Sunday, November 03, 2013

turning detroit into farms and forest?



financialpost | For Greg Willerer, Detroit’s new urban frontier is a lot like the Wild West: Grow enough food to support your family, make do with what you have and rely on your neighbours when you need help.

“For all intents and purposes, there is no government here,” said Willerer, 43, checking the greens and other crops he is growing on an acre off Rosa Parks Boulevard, across from an abandoned house with broken windows. “If something were to happen we have to handle that ourselves.”

Willerer has had to handle everything from vegetable thieves and lead-poisoned soil to zoning codes as an agricultural pioneer in Detroit, which last month became the biggest U.S. city to file for bankruptcy protection. With automobile jobs gone for good and thousands of abandoned lots blighting the landscape, some in the region are promoting urban farming — small-scale and largely geared toward booming local- and organic-foods markets — as a way toward growing a healthier economy.

Urban agriculture has been embraced by city planners from coast to coast. In New York, the city has invested US$600,000 in expanding Brooklyn Grange, a rooftop farming business that’s planning to open a business incubator. Seattle is breaking ground on a “food forest,” planting seven acres of fresh produce open to the public.

Bankruptcy Filing
Detroit, which filed an US$18-billion bankruptcy July 18, is reeling from the loss of more than 435,000 jobs in its metro area from 2000 to 2010, according to federal data. Michigan ranked last among U.S. states in employment growth in the Bloomberg Economic Evaluation of States from the first quarter of 1995 through the first quarter of this year.

This has left it with an abundance of underused property.
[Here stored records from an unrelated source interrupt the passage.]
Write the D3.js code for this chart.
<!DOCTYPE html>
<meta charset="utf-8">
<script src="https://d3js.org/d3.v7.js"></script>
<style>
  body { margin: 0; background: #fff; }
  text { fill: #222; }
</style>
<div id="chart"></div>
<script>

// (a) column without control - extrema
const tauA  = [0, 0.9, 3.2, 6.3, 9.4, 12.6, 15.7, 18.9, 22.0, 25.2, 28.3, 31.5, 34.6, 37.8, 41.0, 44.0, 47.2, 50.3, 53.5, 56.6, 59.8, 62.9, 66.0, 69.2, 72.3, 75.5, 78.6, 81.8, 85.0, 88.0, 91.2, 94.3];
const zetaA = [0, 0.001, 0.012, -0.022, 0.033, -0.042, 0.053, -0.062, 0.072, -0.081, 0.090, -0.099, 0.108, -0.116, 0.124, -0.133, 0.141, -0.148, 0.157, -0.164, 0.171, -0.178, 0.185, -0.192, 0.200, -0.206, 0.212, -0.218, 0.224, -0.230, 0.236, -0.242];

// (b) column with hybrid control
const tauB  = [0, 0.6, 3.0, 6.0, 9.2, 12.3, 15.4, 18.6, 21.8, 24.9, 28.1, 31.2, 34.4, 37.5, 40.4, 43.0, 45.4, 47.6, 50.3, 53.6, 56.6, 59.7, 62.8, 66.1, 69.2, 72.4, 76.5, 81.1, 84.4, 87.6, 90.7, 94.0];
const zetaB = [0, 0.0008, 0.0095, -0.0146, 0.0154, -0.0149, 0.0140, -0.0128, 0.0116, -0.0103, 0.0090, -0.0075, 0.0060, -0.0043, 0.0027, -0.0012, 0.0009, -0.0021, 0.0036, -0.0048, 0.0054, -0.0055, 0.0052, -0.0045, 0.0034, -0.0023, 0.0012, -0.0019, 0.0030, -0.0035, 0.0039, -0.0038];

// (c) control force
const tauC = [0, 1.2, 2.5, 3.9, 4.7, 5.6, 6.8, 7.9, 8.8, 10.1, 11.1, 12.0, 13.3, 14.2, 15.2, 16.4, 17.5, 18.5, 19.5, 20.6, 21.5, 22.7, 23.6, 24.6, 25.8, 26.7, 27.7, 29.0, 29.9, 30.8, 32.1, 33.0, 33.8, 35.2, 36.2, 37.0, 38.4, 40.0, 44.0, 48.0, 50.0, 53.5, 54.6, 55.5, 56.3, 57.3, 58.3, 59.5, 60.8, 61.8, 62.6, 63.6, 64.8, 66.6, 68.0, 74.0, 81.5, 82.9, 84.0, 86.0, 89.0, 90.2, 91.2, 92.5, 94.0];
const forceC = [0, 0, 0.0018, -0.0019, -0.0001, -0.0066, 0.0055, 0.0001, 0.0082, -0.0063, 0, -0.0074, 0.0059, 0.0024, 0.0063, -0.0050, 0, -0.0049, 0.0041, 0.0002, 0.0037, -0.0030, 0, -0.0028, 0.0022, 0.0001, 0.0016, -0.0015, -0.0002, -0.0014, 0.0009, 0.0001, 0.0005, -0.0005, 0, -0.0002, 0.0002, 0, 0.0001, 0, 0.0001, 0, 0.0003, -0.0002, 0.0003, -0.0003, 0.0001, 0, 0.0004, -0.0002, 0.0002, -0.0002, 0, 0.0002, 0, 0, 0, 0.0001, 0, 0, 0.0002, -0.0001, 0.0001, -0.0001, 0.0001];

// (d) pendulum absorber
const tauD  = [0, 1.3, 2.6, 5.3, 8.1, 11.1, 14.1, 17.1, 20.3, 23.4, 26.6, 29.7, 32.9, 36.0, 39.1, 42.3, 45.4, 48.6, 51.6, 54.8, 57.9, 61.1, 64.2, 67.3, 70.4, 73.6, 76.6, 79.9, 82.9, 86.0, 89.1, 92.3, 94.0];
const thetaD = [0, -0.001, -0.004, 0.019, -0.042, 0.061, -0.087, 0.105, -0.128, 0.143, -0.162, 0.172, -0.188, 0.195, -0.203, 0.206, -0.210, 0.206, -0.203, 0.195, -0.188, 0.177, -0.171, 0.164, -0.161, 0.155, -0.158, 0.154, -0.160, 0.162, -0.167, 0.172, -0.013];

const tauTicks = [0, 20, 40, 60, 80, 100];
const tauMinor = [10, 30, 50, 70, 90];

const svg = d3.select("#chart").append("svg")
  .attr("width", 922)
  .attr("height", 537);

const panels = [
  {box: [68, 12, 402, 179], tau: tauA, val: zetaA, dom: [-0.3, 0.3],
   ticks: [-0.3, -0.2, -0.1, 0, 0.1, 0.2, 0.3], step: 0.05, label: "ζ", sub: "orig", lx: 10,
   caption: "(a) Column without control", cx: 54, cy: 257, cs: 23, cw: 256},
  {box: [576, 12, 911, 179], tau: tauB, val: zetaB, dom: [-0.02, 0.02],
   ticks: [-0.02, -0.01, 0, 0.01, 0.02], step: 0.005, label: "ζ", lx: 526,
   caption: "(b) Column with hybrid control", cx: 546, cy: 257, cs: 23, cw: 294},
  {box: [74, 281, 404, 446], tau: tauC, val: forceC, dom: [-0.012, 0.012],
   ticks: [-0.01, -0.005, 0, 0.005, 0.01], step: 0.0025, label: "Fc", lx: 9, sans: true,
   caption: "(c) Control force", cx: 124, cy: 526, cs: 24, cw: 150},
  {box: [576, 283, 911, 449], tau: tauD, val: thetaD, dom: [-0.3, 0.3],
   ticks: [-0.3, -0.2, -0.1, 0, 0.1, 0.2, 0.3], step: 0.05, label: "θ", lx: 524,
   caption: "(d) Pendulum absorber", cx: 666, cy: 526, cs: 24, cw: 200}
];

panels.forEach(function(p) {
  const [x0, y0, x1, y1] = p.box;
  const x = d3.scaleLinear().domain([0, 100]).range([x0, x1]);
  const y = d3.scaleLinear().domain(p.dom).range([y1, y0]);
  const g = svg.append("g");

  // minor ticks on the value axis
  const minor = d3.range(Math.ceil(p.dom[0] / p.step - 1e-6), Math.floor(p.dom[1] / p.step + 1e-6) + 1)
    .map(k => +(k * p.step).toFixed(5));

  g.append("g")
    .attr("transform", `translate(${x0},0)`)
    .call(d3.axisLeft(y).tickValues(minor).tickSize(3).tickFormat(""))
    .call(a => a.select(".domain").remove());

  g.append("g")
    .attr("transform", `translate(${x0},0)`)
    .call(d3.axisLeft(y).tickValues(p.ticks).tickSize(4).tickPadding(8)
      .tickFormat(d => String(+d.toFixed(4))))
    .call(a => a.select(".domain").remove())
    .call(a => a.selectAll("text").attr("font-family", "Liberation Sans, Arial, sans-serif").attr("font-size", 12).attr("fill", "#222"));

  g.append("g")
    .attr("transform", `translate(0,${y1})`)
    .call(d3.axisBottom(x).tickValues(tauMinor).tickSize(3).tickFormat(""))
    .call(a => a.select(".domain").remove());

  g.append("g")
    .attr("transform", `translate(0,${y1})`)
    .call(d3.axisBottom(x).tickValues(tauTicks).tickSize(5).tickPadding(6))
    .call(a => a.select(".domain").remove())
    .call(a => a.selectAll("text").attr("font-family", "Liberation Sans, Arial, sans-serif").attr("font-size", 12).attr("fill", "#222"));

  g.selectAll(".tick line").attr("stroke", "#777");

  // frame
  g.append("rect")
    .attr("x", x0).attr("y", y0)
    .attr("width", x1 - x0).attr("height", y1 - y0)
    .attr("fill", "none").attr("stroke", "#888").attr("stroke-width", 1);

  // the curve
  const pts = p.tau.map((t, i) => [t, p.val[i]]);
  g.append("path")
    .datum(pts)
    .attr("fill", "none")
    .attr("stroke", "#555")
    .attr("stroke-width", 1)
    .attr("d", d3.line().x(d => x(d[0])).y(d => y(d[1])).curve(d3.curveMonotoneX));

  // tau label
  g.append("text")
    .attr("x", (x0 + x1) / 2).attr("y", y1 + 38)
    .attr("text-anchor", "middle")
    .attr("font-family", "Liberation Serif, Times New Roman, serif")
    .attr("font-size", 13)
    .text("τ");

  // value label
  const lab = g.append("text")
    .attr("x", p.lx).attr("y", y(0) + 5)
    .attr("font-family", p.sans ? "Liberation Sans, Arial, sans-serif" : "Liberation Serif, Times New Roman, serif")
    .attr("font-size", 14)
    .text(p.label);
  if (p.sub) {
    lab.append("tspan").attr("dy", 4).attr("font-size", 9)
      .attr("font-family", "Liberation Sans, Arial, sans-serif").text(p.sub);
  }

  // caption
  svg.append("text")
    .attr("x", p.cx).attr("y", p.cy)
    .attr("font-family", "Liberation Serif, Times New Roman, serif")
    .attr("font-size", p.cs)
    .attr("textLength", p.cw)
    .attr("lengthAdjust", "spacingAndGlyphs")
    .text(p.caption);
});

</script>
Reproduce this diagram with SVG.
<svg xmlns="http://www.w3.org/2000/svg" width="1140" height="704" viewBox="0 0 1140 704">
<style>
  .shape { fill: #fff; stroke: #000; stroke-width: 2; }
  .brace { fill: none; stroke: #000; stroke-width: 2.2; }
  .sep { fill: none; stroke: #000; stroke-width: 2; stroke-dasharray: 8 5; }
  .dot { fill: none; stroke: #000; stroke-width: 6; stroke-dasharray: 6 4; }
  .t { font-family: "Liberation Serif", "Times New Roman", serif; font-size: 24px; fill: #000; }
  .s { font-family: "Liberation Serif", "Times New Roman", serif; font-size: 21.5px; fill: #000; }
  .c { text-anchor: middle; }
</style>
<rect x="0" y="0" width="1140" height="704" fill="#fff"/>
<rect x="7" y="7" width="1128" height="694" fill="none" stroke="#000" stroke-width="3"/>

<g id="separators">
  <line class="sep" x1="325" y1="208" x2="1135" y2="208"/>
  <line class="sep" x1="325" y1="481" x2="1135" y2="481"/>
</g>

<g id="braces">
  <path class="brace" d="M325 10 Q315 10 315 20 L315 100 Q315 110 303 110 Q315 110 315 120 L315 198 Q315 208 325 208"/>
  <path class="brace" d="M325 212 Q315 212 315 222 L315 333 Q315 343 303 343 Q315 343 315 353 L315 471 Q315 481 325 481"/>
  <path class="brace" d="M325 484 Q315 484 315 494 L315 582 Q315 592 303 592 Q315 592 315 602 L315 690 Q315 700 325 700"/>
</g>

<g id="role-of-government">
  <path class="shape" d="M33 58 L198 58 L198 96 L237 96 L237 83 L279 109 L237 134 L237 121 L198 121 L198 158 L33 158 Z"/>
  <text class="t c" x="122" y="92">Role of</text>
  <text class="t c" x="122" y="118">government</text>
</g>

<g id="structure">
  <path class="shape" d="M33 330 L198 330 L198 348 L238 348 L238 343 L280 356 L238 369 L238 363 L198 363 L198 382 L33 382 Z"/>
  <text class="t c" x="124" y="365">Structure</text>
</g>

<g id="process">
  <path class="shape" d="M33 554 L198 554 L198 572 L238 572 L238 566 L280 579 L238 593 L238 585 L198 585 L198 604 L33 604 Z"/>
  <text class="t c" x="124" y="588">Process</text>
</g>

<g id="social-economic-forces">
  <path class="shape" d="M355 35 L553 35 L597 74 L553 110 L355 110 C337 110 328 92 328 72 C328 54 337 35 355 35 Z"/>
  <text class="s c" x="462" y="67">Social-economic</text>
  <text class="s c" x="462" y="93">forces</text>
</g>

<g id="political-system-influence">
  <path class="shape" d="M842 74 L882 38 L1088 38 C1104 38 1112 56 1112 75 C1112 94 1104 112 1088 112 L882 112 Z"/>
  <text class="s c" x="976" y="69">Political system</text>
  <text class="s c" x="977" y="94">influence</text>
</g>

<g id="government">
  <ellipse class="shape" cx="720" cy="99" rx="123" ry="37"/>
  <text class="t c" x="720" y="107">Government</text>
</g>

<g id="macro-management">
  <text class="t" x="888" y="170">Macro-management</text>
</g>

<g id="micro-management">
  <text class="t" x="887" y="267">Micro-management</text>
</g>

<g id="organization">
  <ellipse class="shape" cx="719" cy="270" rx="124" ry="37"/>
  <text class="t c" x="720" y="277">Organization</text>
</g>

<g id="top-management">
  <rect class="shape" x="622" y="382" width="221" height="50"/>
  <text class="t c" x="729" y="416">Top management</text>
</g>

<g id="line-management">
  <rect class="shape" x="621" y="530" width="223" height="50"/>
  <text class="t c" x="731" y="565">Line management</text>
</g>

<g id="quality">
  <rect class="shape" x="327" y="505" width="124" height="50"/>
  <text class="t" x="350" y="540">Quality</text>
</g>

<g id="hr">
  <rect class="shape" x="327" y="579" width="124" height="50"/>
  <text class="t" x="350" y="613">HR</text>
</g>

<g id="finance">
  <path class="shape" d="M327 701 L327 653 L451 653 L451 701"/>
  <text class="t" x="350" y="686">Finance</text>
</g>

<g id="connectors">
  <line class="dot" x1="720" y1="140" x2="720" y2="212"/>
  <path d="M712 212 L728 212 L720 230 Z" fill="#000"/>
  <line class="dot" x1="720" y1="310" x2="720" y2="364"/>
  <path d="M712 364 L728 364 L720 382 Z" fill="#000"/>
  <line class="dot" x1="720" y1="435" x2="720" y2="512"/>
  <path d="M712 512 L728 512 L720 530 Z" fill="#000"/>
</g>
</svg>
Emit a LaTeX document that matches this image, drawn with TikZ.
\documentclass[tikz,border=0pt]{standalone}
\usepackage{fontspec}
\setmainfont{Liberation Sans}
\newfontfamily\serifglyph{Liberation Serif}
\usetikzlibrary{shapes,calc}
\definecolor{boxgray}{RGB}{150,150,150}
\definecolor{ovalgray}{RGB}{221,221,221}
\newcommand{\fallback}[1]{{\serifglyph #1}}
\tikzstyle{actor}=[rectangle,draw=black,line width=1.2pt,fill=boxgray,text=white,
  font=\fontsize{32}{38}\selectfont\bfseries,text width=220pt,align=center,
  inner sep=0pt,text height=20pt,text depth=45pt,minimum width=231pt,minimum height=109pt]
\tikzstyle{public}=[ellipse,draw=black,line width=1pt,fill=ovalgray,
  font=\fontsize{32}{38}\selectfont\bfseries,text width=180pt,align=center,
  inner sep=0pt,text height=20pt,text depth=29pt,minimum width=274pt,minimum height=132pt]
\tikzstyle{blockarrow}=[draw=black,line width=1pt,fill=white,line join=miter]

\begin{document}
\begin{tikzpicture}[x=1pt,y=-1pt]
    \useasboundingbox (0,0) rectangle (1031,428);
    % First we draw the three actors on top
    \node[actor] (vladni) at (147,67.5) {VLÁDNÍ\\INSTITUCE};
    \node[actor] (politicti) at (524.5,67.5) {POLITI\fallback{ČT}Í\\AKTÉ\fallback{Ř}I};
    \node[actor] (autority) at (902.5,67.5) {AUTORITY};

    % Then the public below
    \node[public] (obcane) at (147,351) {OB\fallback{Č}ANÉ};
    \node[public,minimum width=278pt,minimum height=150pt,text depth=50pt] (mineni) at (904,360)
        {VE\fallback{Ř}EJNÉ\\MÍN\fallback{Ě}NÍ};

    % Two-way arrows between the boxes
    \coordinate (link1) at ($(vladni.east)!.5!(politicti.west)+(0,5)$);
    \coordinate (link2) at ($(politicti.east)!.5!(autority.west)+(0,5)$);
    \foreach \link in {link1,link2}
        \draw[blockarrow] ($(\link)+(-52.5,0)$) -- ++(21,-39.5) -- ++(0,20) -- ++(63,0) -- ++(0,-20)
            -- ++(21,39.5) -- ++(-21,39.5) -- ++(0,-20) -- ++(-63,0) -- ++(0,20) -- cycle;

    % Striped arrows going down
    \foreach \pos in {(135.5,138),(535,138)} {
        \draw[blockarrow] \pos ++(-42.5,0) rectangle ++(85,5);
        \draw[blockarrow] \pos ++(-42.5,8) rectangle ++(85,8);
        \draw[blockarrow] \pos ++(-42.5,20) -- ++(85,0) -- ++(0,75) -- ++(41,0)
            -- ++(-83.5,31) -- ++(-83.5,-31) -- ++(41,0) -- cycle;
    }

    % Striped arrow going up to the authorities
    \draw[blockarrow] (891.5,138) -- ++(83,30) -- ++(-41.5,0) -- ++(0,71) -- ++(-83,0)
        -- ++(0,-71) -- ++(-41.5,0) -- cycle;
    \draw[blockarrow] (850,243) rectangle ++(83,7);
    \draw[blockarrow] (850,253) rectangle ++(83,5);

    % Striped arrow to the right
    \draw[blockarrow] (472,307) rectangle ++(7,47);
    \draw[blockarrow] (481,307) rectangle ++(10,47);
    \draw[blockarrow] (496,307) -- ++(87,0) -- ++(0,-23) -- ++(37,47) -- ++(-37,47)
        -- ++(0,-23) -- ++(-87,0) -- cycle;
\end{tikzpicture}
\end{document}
The city is spread over 139 square miles (360 square kilometres), and has an estimated 150,000 vacant and abandoned parcels — an amount of land roughly the size of Manhattan, according to a report this year by Detroit Future City, a planning project created by community leaders.

Converting some of that land to farming could clean up blight and grow jobs, regional officials say. With sufficient consumer demand and the emergence of a local food-processing industry, 4,700 jobs and US$20-million in business taxes could be generated, according to a 2009 study.

“It will help,” said Mike DiBernardo, an economic development specialist with Michigan’s agriculture department. “We have so much blighted land that we can create opportunities for entrepreneurs, and we can give people in the community something to be excited about.”